Open ovizii opened 8 years ago
As mentioned in the previous issue #1 the Bayes tokens created from the Concepts plugin differ from the plain words appearing in the body - the token for the concept "hello" differs from the body token "hello"
The project was done as a proof of concept, I did some initial testing which showed that the concepts idea worked in principle but would take considerable effort to keep up with trends and matching concepts. Overall I found that common concepts indeed had a 50/50 ratio, however some more specific concepts and combinations had good indicators - just need more of them.
What would be the right way to go about this:
a) create concepts which match either bad or good emails? b) create concepts which match both good and bad emails and rely on the fact that bayes will learn which combination of concepts are good and which combinations are bad?

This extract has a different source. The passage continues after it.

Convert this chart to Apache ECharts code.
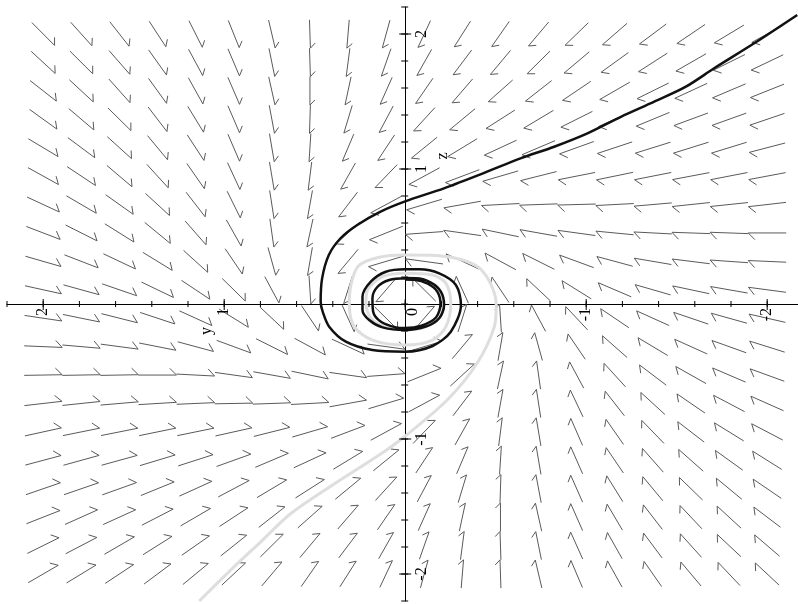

forgot to ask: how did you measure the impact concepts have? You mentioned a 50/50 ratio...
B is the more likable scenario, however I can see where A would come into place.
With a bit of fudging it is possible to get the tokens and their stats back out of the Bayes DB - the sa-learn CLI tool regex doesn't work as I'd expect - I have to look at getting stats out properly
So basically an email I received as a reply to a technical support ticket I had opened was tagged with the following concepts:
hello https newsletter re fwd satisfaction ticket good-day stranger time-ref news regards thankyou great
just from a first glance, I'd expect hello, newsletter, time-ref, news, regards, thankyou to match HAM as much as SPAM. Is this not diluting my BAYES DB? Shouldn't the concepts not be matched more "stricter"?
Maybe I'm completely wrong here but do you have any figures/stats you can show so we can get a better idea of how this is working out for you?